Why We're Choosing Unitree A2-W for Construction Site Surveying
Most robotics procurement decisions for construction start in the wrong place. People look at the robot first, argue about IP54 ratings and gait algorithms, then get surprised when a six-figure platform has eaten the entire budget before a single sensor is bolted on.
By Hoshi Editorial
Why We're Putting Unitree A2-W at the Centre of Our Construction Survey Stack
Most robotics procurement decisions for construction start in the wrong place. People look at the robot first, argue about IP54 ratings and gait algorithms, then get surprised when a six-figure platform has eaten the entire budget before a single sensor is bolted on.
We've been approaching it the other way around.
When we spec'd out our surveying solution for construction sites, we started with the sensors: the LiDAR unit, the GNSS receiver, the photogrammetry payload. Those are where the precision actually comes from. The robot underneath is a carrier, a mobile tripod that needs to be durable, programmable, and affordable enough that the budget math works. Unitree's A2-W fits that description better than anything else we've evaluated.
What Unitree Actually Is
Unitree is a Chinese robotics manufacturer that has spent the better part of a decade doing to quadruped robots what BYD did to electric vehicles: systematic cost reduction without gutting the core engineering. Their Go2 quadruped now retails for around $1,600. The humanoid G1 sits at roughly $27,000 to $30,000, shipping in volume while Western competitors are still in prototype rounds. SemiAnalysis published a detailed breakdown of their trajectory earlier this year, noting that Unitree is approaching 10,000 humanoid units shipped with at least 250 already in active industrial deployments (https://newsletter.semianalysis.com/p/chinas-unitree-will-dominate-global).
The A2-W sits in a different tier: a high-performance quadruped with wheeled feet rather than purely articulated legs. That distinction matters enormously for construction applications.
Why Wheeled Feet Change the Equation
Legged robots handle rough terrain well. But construction sites, particularly during mid-build and finishing phases, have long stretches of compacted hardcore, concrete screed, and flat slab that are navigationally trivial. A purely legged robot covers those sections slowly and wastes battery doing it.

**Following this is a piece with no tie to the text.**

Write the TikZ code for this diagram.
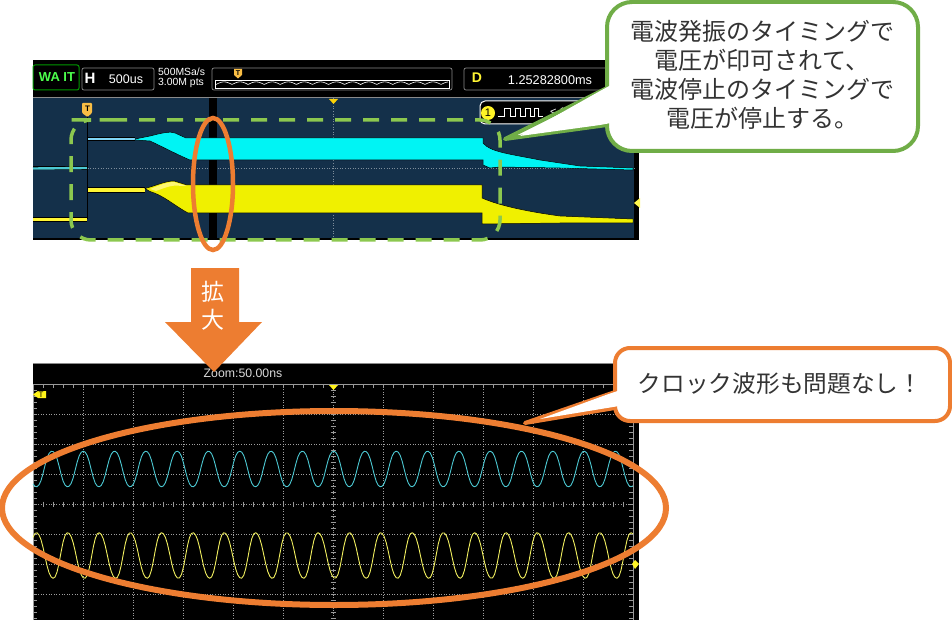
\documentclass[tikz,border=0pt]{standalone}
\usepackage{fontspec}
\setmainfont{Liberation Sans}
\newfontfamily\cjk{Noto Sans CJK JP}
\definecolor{navy}{HTML}{14304A}
\definecolor{orangeA}{HTML}{ED7D31}
\definecolor{greenA}{HTML}{70AD47}
\definecolor{greenB}{HTML}{8CC84F}
\definecolor{cyanband}{HTML}{00F4F4}
\definecolor{yellowband}{HTML}{F0F000}
\definecolor{cyanwave}{HTML}{4CC8D2}
\definecolor{yellowwave}{HTML}{F2F060}
\definecolor{panelgray}{HTML}{8A8A8A}
\definecolor{marker}{HTML}{F9BE45}
\tikzset{
  panelbox/.style={draw=panelgray,line width=0.7pt,rounded corners=2pt,fill=black},
  smalltext/.style={text=white,font=\fontsize{11}{13}\selectfont,inner sep=0pt},
  calloutgreen/.style={draw=greenA,line width=4pt,fill=white,line join=round},
  calloutorange/.style={draw=orangeA,line width=4pt,fill=white,line join=round},
  calltext/.style={font=\cjk\fontsize{23.7}{29.2}\selectfont,align=center,inner sep=0pt,text=black!80},
  gridline/.style={draw=white!62!black,line width=0.6pt,dash pattern=on 1pt off 1.6pt},
  ticks/.style={draw=white!60!black,line width=0.7pt},
  emphasis/.style={draw=orangeA,fill=none},
  bandedge/.style={draw=black,line width=0.5pt}
}
\begin{document}
\begin{tikzpicture}[x=1pt,y=-1pt]
\useasboundingbox (0,0) rectangle (952,620);
% ---------- upper scope
\fill[black] (33,60) rectangle (638.5,240);
\fill[navy] (33,98) rectangle (634,238);
\draw[panelgray,line width=0.7pt] (33,97.5) -- (638,97.5);
\draw[gridline,draw=white!45!navy] (33,168) -- (634,168);
\draw[gridline,draw=white!45!navy] (333,98) -- (333,238);
\fill[black] (209,98) rectangle (217,238);
% header
\draw[draw=green!60!black,line width=1pt,rounded corners=2pt,fill=black] (33,65) rectangle (79,90);
\node[inner sep=0pt,text=green!70!white,font=\bfseries\fontsize{13}{15}\selectfont] (waitlabel) at (57,77) {WA IT};
\draw[panelbox] (82,68) rectangle (154,90);
\node[smalltext,font=\bfseries\fontsize{15}{15}\selectfont] (hlabel) at (90,78) {H};
\node[smalltext,font=\fontsize{12.5}{13}\selectfont] (hvalue) at (126,79) {500us};
\node[smalltext,font=\fontsize{10.4}{11}\selectfont,anchor=west] (rate) at (158,72) {500MSa/s};
\node[smalltext,font=\fontsize{10.4}{11}\selectfont,anchor=west] (pts) at (158,83) {3.00M pts};
\draw[panelbox] (212,68) rectangle (452,90);
\draw[white,fill=black,line width=0.7pt] (215,80) rectangle (449,88);
\draw[white,line width=0.6pt] plot[domain=216:448,samples=240,smooth] (\x,{84.5-2.6*abs(sin((\x-216)*11.2))});
\fill[marker] (234,69) -- (242,69) -- (242,75) -- (238,78.5) -- (234,75) -- cycle;
\node[inner sep=0pt,font=\bfseries\fontsize{7}{8}\selectfont] (navT) at (238,73) {T};
\draw[panelbox] (464,68) rectangle (612,90);
\node[inner sep=0pt,text=yellow!80!white,font=\bfseries\fontsize{14}{15}\selectfont] (dlabel) at (477,78) {D};
\node[smalltext,font=\fontsize{12.7}{13}\selectfont] (dvalue) at (550,80) {1.25282800ms};
% trigger marker
\fill[marker,rounded corners=1pt] (82,103) -- (92,103) -- (92,113) -- (87.5,117) -- (82,113) -- cycle;
\node[inner sep=0pt,font=\bfseries\fontsize{8}{9}\selectfont] (trigT) at (87.5,109) {T};
\fill[yellow!70!orange] (329,99) -- (338,99) -- (333.5,104) -- cycle;
\fill[yellow!70!white] (640,198) -- (634,203) -- (640,208) -- cycle;
\draw[black,line width=0.8pt] (87.5,117) -- (87.5,219);
% cyan trace
\draw[black,line width=4pt] (33,168.5) -- (87,168.5);
\draw[cyanwave,line width=2.4pt] (33,168.5) -- (87,168) ;
\draw[black,line width=3.2pt] (88,139) -- (135,139);
\draw[cyan!50!white,line width=1.6pt] (88,139) -- (135,139);
\draw[bandedge,fill=cyanband] (135,139) -- (150,136) .. controls (162,133) and (170,131) .. (175,133)
  -- (186,138) -- (483,138) -- (483,143) .. controls (490,152) and (510,154) .. (540,160)
  -- (580,166) -- (633,168) -- (633,170) -- (560,168) -- (500,167) -- (490,168) -- (483,165)
  -- (483,160) -- (190,160) .. controls (178,155) and (165,148) .. (150,141) -- (135,140) -- cycle;
% yellow trace
\draw[black,line width=5pt] (33,219.5) -- (87,219.5);
\draw[yellow!80!white,line width=3.6pt] (33,219.5) -- (87,219.5);
\draw[black,line width=5.5pt] (88,190) -- (145,190);
\draw[yellow!80!white,line width=4pt] (88,190) -- (145,190);
\draw[bandedge,fill=yellowband] (145,188.5) .. controls (155,186) and (165,181) .. (174,181)
  -- (187,185) -- (482,185) -- (482,198) .. controls (500,206) and (530,212) .. (560,216)
  -- (633,219) -- (633,223) -- (560,223) -- (482,224) -- (482,213) -- (188,213)
  .. controls (175,206) and (163,195) .. (150,191.5) -- cycle;
\fill[yellow!55!white] (150,189) .. controls (158,186) and (166,182) .. (174,182) -- (187,186) -- (181,186) .. controls (172,184) and (162,189) .. (156,191) -- cycle;
% channel badge
\draw[white,line width=1pt,rounded corners=5pt,fill=black] (480,101) rectangle (600,124);
\fill[yellow!85!white] (488,113) circle[radius=7];
\node[inner sep=0pt,font=\fontsize{11}{13}\selectfont] (chan) at (488,113) {1};
\draw[white,line width=0.9pt] (498,116) -- (504,116) -- (504,108) -- (510,108) -- (510,116) -- (515,116) -- (515,108) -- (520,108) -- (520,116) -- (525,116) -- (525,108) -- (530,108) -- (530,116) -- (534,116) -- (534,108) -- (538,108) -- (538,116) -- (543,116);
\node[smalltext] (badgeval) at (558,112) {< 1};
% dashed green frame
\draw[greenB,line width=3.5pt,rounded corners=20pt,dash pattern=on 16pt off 12pt] (91,120) -- (500,120) -- (500,240) -- (71,240) -- (71,120) -- cycle;
% ---------- green callout
\draw[calloutgreen,rounded corners=0pt] (607,88) -- (505,139) -- (607,125);
\draw[calloutgreen,rounded corners=25pt] (607,2) rectangle (918,151);
\path[fill=white] (600,91) -- (611,85) -- (611,123) -- (600,125) -- (520,136) -- cycle;
\node[calltext,font=\cjk\fontsize{24}{29.2}\selectfont] (greentext) at (762,75) {電波発振のタイミングで\\電圧が印可されて、\\電波停止のタイミングで\\電圧が停止する。};
% upper emphasis ellipse
\draw[emphasis,line width=4.5pt] (213,184) ellipse[x radius=20pt,y radius=66pt];
% ---------- lower scope
\fill[black] (33,363) rectangle (638.5,620);
\draw[panelgray,line width=0.7pt] (33,363) -- (638,363);
\node[inner sep=0pt,text=white!85!black,font=\fontsize{12.3}{13}\selectfont] (zoomlabel) at (243,373) {Zoom:50.00ns};
% grid
\foreach \gx in {83,133,...,633} \draw[gridline] (\gx,384) -- (\gx,620);
\foreach \gy in {414,444,...,594} \draw[gridline] (33,\gy) -- (633,\gy);
\draw[ticks] (33,384) -- (633,384) (33,384) -- (33,620) (633,384) -- (633,620);
\foreach \tx in {33,43,...,633} {
  \draw[ticks] (\tx,384) -- (\tx,388);
  \draw[ticks] (\tx,501.5) -- (\tx,506.5);
}
\foreach \ty in {384,390,...,620} {
  \draw[ticks] (33,\ty) -- (37,\ty);
  \draw[ticks] (629,\ty) -- (633,\ty);
  \draw[ticks] (330.5,\ty) -- (335.5,\ty);
}
\fill[yellow!90!white] (329,385) -- (338,385) -- (333.5,390) -- cycle;
\fill[yellow!90!white] (38,391) -- (46,391) -- (46,398) -- (38,398) -- (33,394.5) -- cycle;
\node[inner sep=0pt,font=\fontsize{8}{8}\selectfont] (lowT) at (41,394.5) {T};
\fill[yellow!85!white] (635,560) -- (639,564) -- (635,569) -- (632,564) -- cycle;
% waves
\draw[cyanwave,line width=0.9pt,line join=round] plot[domain=33:633,samples=300] (\x,{469-18.5*cos((\x-333.7)*11.5)+0.7*cos((\x-333.7)*34.5)});
\draw[yellowwave,line width=0.9pt,line join=round] plot[domain=33:633,samples=300] (\x,{555.5-23.5*cos((\x-318.7)*11.5)+0.8*cos((\x-318.7)*34.5)+1*sin((\x-318.7)*23)});
% ---------- arrow
\fill[orangeA] (191,268) -- (239,268) -- (239,322) -- (262,322) -- (214,372) -- (165,322) -- (191,322) -- cycle;
\node[inner sep=0pt,text=white,font=\cjk\fontsize{23}{28}\selectfont,align=center] (arrowtext) at (213,306) {拡\\大};
% ---------- orange callout
\draw[calloutorange] (615,392) -- (525,423) -- (615,408);
\draw[calloutorange,rounded corners=15pt] (615,348) rectangle (950,421);
\path[fill=white] (610,393.5) -- (619,390.5) -- (619,406) -- (610,407.5) -- (540,419) -- cycle;
\node[calltext] (orangetext) at (780,384) {クロック波形も問題なし！};
% lower emphasis ellipse
\draw[emphasis,line width=6pt] (334,508) ellipse[x radius=332pt,y radius=97pt];
\end{tikzpicture}
\end{document}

The A2-W's hybrid approach gives you the obstacle-crossing capability of a quadruped when the terrain demands it, and smooth, fast rolling on flat surfaces when it doesn't. In practice, that means better range per charge, more consistent survey coverage per shift, and fewer interruptions. Fluidity of movement also matters for certain sensor payloads: vibration from a stilted gait degrades point-cloud quality in ways that are hard to correct in post-processing.
The Sensor Stack Is Where the Real Investment Goes
A construction survey is only as good as its data. The A2-W's job is to get the sensor to the right place, repeatably, without falling over. The actual precision work is handled by:
- LiDAR (we're currently evaluating units in the Ouster OS0/OS1 range and Livox Mid-360 for close-quarters internal surveys)
- GNSS with RTK correction for georeferenced external scans
- Photogrammetry cameras where point-cloud density needs supplementing with texture
This is where we're putting the bulk of the project budget. A high-quality LiDAR payload for construction-grade survey work costs more than the robot itself. That inversion is the point. The robot being affordable means we can spend properly on the instruments that actually determine whether the output is usable by a structural engineer or a quantity surveyor.
What We Think
Unitree's pricing isn't a signal of cut corners. Their actuator manufacturing is now mature enough that the cost reductions reflect volume and vertical integration, not compromised components. For construction use cases, you don't need a Boston Dynamics Spot. You need a platform that is tough enough to survive a busy site, open enough to integrate custom sensor payloads, and cheap enough that deploying two units on a large project doesn't require a board-level sign-off.
The A2-W checks those boxes. So we've made our choice.
What to Watch
The next question is software. Raw scan data from a mobile platform only becomes useful when it's processed, compared against BIM models, and surfaced in a way that site managers can act on. That's where the harder integration work sits, and it's the layer we're building now.